## Imbalanced data in practice

Imbalanced data is a term used to characterise certain types of datasets and represents a critical challenge associated with classification problems. It can be found in a myriad of applications including finance, healthcare, and public sectors. While no rigorous definition exists, it refers to a scenario where the number of samples associated with each class is highly variable. Let’s consider the following example:

### Example

You are a bank employee responsible for detecting the validity of credit card transactions. To do so, you have a training set of previously observed transactions, each of which was either:

- a) Normal
- b) Fraudulent

Most transactions are normal and it is not unlikely that fraudulent account for less than 0.1% of the total transactions! Creating a model for this task can be tricky – considering only performance as given by an accuracy score, then a model always predicting “regular” will have a really high performance value!

![image.png](attachment:image.png)

Figure 1 is a simple example that illustrates a standard imbalanced data scenario – fundamentally, the sparsity posed by the lowest sampled classes are very easy to ignore for any model! Not only this, but representative features for these classes are also harder to identify, and we expand on this in the next section.
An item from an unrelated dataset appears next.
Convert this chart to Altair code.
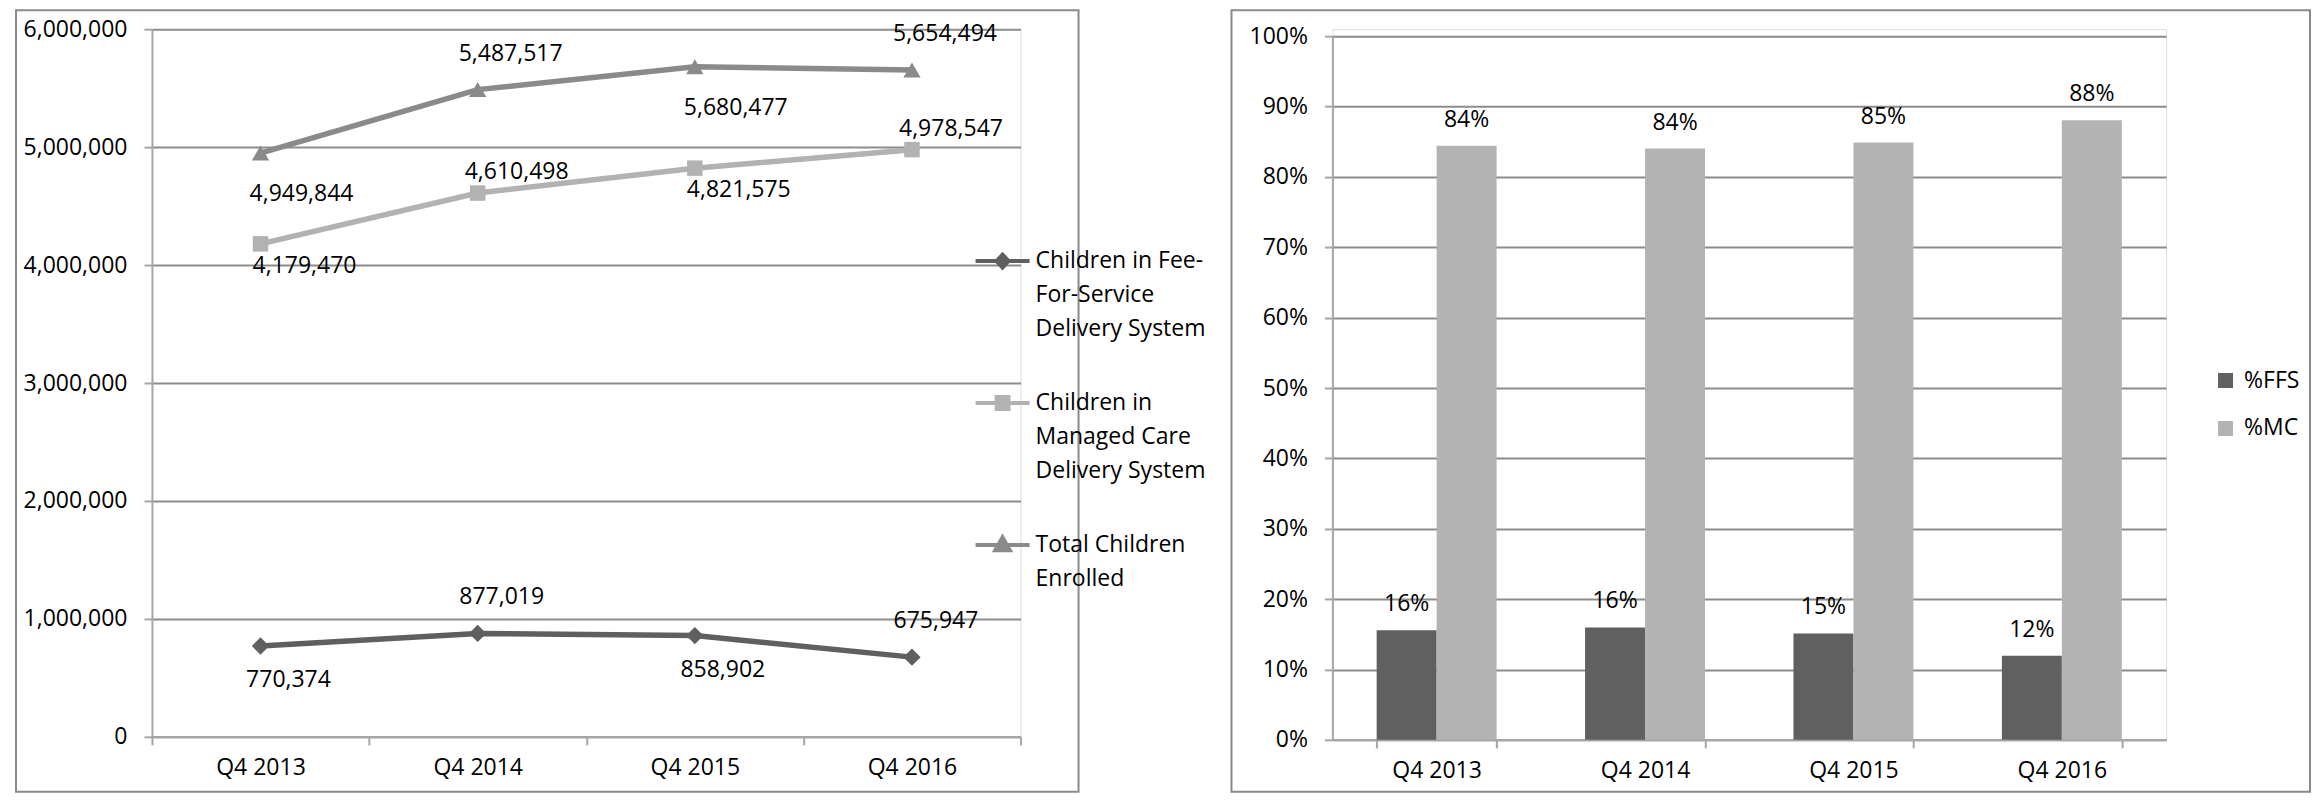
import altair as alt
import pandas as pd

# ---------------- data ----------------
quarters = ["Q4 2013", "Q4 2014", "Q4 2015", "Q4 2016"]
series_names = [
    "Children in Fee-For-Service Delivery System",
    "Children in Managed Care Delivery System",
    "Total Children Enrolled",
]
ffs_children = [770374, 877019, 858902, 675947]
mc_children = [4179470, 4610498, 4821575, 4978547]
total_children = [4949844, 5487517, 5680477, 5654494]
count_ticks = [0, 1000000, 2000000, 3000000, 4000000, 5000000, 6000000]

bar_series = ["%FFS", "%MC"]
pct_ffs = [0.1556, 0.1598, 0.1512, 0.1195]
pct_mc = [0.8444, 0.8402, 0.8488, 0.8805]
pct_ticks = [0, 0.1, 0.2, 0.3, 0.4, 0.5, 0.6, 0.7, 0.8, 0.9, 1.0]

# ---------------- style ----------------
FONT = "Open Sans"
FS = 23
GRID = "#8c8c8c"
AXISC = "#a6a6a6"
FRAME = "#8a8a8a"
line_colors = ["#5f5f5f", "#b2b2b2", "#8a8a8a"]
marker_shapes = ["diamond", "square", "triangle-up"]
marker_sizes = [300, 240, 300]
legend_paths = [
    "M-1,0H1M-0.22,0L0,-0.24L0.22,0L0,0.24Z",
    "M-1,0H1M-0.22,-0.22H0.22V0.22H-0.22Z",
    "M-1,0H1M0,-0.28L0.27,0.2H-0.27Z",
]
bar_colors = ["#606060", "#b3b3b3"]

legend_label_expr = (
    "datum.label == '" + series_names[0] + "' ? ['Children in Fee-', 'For-Service', 'Delivery System'] : "
    "datum.label == '" + series_names[1] + "' ? ['Children in', 'Managed Care', 'Delivery System'] : "
    "['Total Children', 'Enrolled']"
)

# label placement (above / below the point) per series
label_place = {
    series_names[0]: (["Q4 2014", "Q4 2016"], (24, -36), (28, 34)),
    series_names[1]: (["Q4 2014", "Q4 2016"], (39, -21), (44, 22)),
    series_names[2]: (["Q4 2014", "Q4 2016"], (33, -36), (41, 41)),
}

axis_common = dict(
    title=None, labelFont=FONT, labelFontSize=FS, labelColor="black",
    domainColor=AXISC, domainWidth=2, tickColor=AXISC, tickWidth=2, tickSize=8,
)

# ---------------- left: line chart ----------------
LW, LH = 869, 708
line_df = pd.DataFrame({
    "quarter": quarters * 3,
    "series": [s for s in series_names for _ in quarters],
    "value": ffs_children + mc_children + total_children,
})

x_left = alt.X(
    "quarter:N", sort=quarters,
    scale=alt.Scale(type="band", paddingInner=0, paddingOuter=0),
    axis=alt.Axis(labelAngle=0, tickBand="extent", grid=False, labelPadding=12, **axis_common),
)
y_left = alt.Y(
    "value:Q", scale=alt.Scale(domain=[0, 6000000], nice=False),
    axis=alt.Axis(values=count_ticks, format=",d", grid=True, gridColor=GRID, gridWidth=2,
                  labelPadding=17, **axis_common),
)

left_layers = []
frame_left = alt.Chart(pd.DataFrame({"f": [0]})).mark_rect(
    fillOpacity=0, stroke=FRAME, strokeWidth=2
).encode(x=alt.value(-136), x2=alt.value(LW + 58), y=alt.value(-19), y2=alt.value(763))
left_layers.append(frame_left)

for name, col in zip(series_names, line_colors):
    left_layers.append(
        alt.Chart(line_df).transform_filter(alt.datum.series == name)
        .mark_line(color=col, strokeWidth=5.5).encode(x=x_left, y=y_left)
    )
for name, col, shp, sz in zip(series_names, line_colors, marker_shapes, marker_sizes):
    left_layers.append(
        alt.Chart(line_df).transform_filter(alt.datum.series == name)
        .mark_point(filled=True, shape=shp, size=sz, color=col, opacity=1)
        .encode(x=x_left, y=y_left)
    )

for name in series_names:
    above, (adx, ady), (bdx, bdy) = label_place[name]
    base = alt.Chart(line_df).transform_filter(alt.datum.series == name)
    left_layers.append(
        base.transform_filter(alt.FieldOneOfPredicate(field="quarter", oneOf=above))
        .mark_text(dx=adx, dy=ady, font=FONT, fontSize=FS, color="black")
        .encode(x=x_left, y=y_left, text=alt.Text("value:Q", format=",d"))
    )
    left_layers.append(
        base.transform_filter(~alt.FieldOneOfPredicate(field="quarter", oneOf=above))
        .mark_text(dx=bdx, dy=bdy, font=FONT, fontSize=FS, color="black")
        .encode(x=x_left, y=y_left, text=alt.Text("value:Q", format=",d"))
    )

leg = alt.Legend(
    title=None, orient="none", legendX=822, legendY=203, padding=0,
    labelExpr=legend_label_expr, labelLimit=400, labelFont=FONT, labelFontSize=FS,
    labelColor="black", symbolSize=2916, symbolStrokeWidth=4, symbolOpacity=1,
    rowPadding=33, labelOffset=4,
)
legend_layer = alt.Chart(line_df).mark_point(opacity=0).encode(
    x=x_left, y=y_left,
    fill=alt.Fill("series:N", scale=alt.Scale(domain=series_names, range=line_colors), legend=leg),
    stroke=alt.Stroke("series:N", scale=alt.Scale(domain=series_names, range=line_colors), legend=leg),
    shape=alt.Shape("series:N", scale=alt.Scale(domain=series_names, range=legend_paths), legend=leg),
)
left_layers.append(legend_layer)

left = alt.layer(*left_layers).properties(width=LW, height=LH)

# ---------------- right: bar chart ----------------
RW, RH = 834, 711
bar_df = pd.DataFrame({
    "quarter": quarters * 2,
    "series": [bar_series[0]] * 4 + [bar_series[1]] * 4,
    "value": pct_ffs + pct_mc,
})

x_right = alt.X(
    "quarter:N", sort=quarters,
    scale=alt.Scale(paddingInner=0.4245, paddingOuter=0.21225),
    axis=alt.Axis(labelAngle=0, tickBand="extent", grid=False, labelPadding=12, **axis_common),
)
xoff = alt.XOffset("series:N", sort=bar_series, scale=alt.Scale(paddingInner=0, paddingOuter=0))
y_right = alt.Y(
    "value:Q", scale=alt.Scale(domain=[0, 1], range=[RH, 7], nice=False),
    axis=alt.Axis(values=pct_ticks, format=".0%", grid=True, gridColor=GRID, gridWidth=2,
                  labelPadding=17, **axis_common),
)

frame_right = alt.Chart(pd.DataFrame({"f": [0]})).mark_rect(
    fillOpacity=0, stroke=FRAME, strokeWidth=2
).encode(x=alt.value(-101), x2=alt.value(RW + 144), y=alt.value(-19), y2=alt.value(763))

bars = alt.Chart(bar_df).mark_bar().encode(
    x=x_right, xOffset=xoff, y=y_right,
    color=alt.Color(
        "series:N", sort=bar_series,
        scale=alt.Scale(domain=bar_series, range=bar_colors),
        legend=alt.Legend(title=None, orient="none", legendX=2063, legendY=340, padding=0,
                          symbolType="square", symbolSize=225, symbolStrokeWidth=0,
                          labelFont=FONT, labelFontSize=FS, labelColor="black",
                          rowPadding=24, labelOffset=7),
    ),
)
bar_text = alt.Chart(bar_df).mark_text(dy=-26, font=FONT, fontSize=FS, color="black").encode(
    x=x_right, xOffset=xoff, y=y_right, text=alt.Text("value:Q", format=".0%")
)

right = alt.layer(frame_right, bars, bar_text).properties(width=RW, height=RH)

chart = (
    alt.hconcat(left, right, spacing=312, bounds="flush")
    .properties(padding={"left": 6, "top": 0, "right": 0, "bottom": 0})
    .configure_view(strokeWidth=0)
    .configure_axis(labelFont=FONT, labelFontSize=FS, labelColor="black")
    .configure_text(font=FONT, fontSize=FS)
    .configure_legend(labelFont=FONT, labelFontSize=FS, labelColor="black")
    .configure(style={"guide-label": {"lineHeight": 34, "font": FONT, "fontSize": FS, "fill": "black"}})
)

chart.save("out.html", embed_options={"renderer": "svg", "actions": False})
## Three challenges with imbalanced data

**To understand the challenges associated with imbalanced data, we first introduce some notations:**

    The majority class is the class with the highest number of samples;
    The minority class is the class with the lowest number of samples;
    The class ratio for a given dataset is defined as the ratio between the size of the minority class and the size of the majority class. Empirically, data ratios of at least 25% do not affect performance by large margins. This is no longer true, however, as the ratio becomes smaller.

**Challenges rising from datasets with very small class ratios appear on 3 distinct fronts:**

    modelling and learning feature correlation properties for lower sampled classes;
    detecting relevant feature class separation, i.e. identification of relevant features unique to each class;
    addition of large bias to “standard” evaluation metrics which are generally designed for similar class sizes.

**These issues could be mitigated at one of the following:**

    Model-level: Models can be modified to introduce heavier weighting to smaller representative classes, penalising more heavily errors in training prediction;
    Evaluation-level: Alternative evaluation metrics must be used to account for class balance – note that this solves only the problem of performance evaluation, it does not actually lead to better model classification.
    Data-level: Alternatively, the data itself can be transformed! If done in a smart way, new instances can be introduced in such a way to allow models to better model these classes. These methods fall under the name of data samplers, and are the topic of discussion for the next section.

![image-2.png](attachment:image-2.png)

## Best data sampling techniques to handle imbalanced data

In this section, we go through the most common data sampling methods. Data sampling refers to the class of algorithms that transforms a dataset (with regards to instances, not features) – code implementation of these algorithms is at the bottom of this article. We consider the same input dataset as part of this method comparison.

![image-3.png](attachment:image-3.png)

#### 1. Random Under-Sampler (RU)

Arguably the most common sampling approach, the Random Under-Sampler performs a downsampling of the larger classes in the simplest way possible – randomly selecting available instances from each class. The number of instances sampled is defined as part of an acceptable class balance threshold and is therefore variable.

In general, RU ensures no data is artificially generated and all resulting data is a subset of the original input dataset. Nevertheless, for high degrees of imbalance, this usually leads to a great loss in available training data, and ultimately leads to reduced model performance.


#### 2. Random Over-Sampler (RO)

An alternative to RU, the Random Over-Sampler algorithm follows a similar technique in the opposite direction – as opposed to downsampling larger classes, smaller classes are oversampled until the class sizes are balanced. With oversampling, instances can (and do) appear multiple times.

RO solves the problem of data deletion (unlike the case of RU). Nevertheless, it introduces another bias in that samples are now repeated in the dataset. The effects caused by this is a bias towards focusing on the precise feature values of the repeated samples, as opposed to finding relevant separating regions and boundaries.

![image-4.png](attachment:image-4.png)

#### 3. Synthetic Minority Oversampling Technique (SMOTE)

SMOTE is another algorithm to oversample smaller classes. The main idea behind SMOTE is that generated instances should be constructed from available observations, but should not be identical. SMOTE generates new instances of a minority class according to the following algorithm:

Borderline areas are approximated by support vectors after training a SVM classifier on the original training data set. Once computed, samples are synthesised next to the approximated boundary.

1. Select a random pair of points from the same minority class, x_i, and x_j, where the latter is sampled from the k- neighbours of x_i.
2. Sample uniformly a value t from a uniform distribution (U[0, 1]).
3. Generate a new instance x = t * x_i + (1-t) * x_j.
4. Repeat until number of samples is enough according to the oversampling ratio threshold (hyper-parameter).

SMOTE has shown widespread use and great success in various applications and tasks. It remains one of the most common oversampling mechanisms, and has led to a large family of variants, each with its own unique strong points and drawbacks. Ultimately, however, no variant of SMOTE has consistently been shown to improve on its power and performance.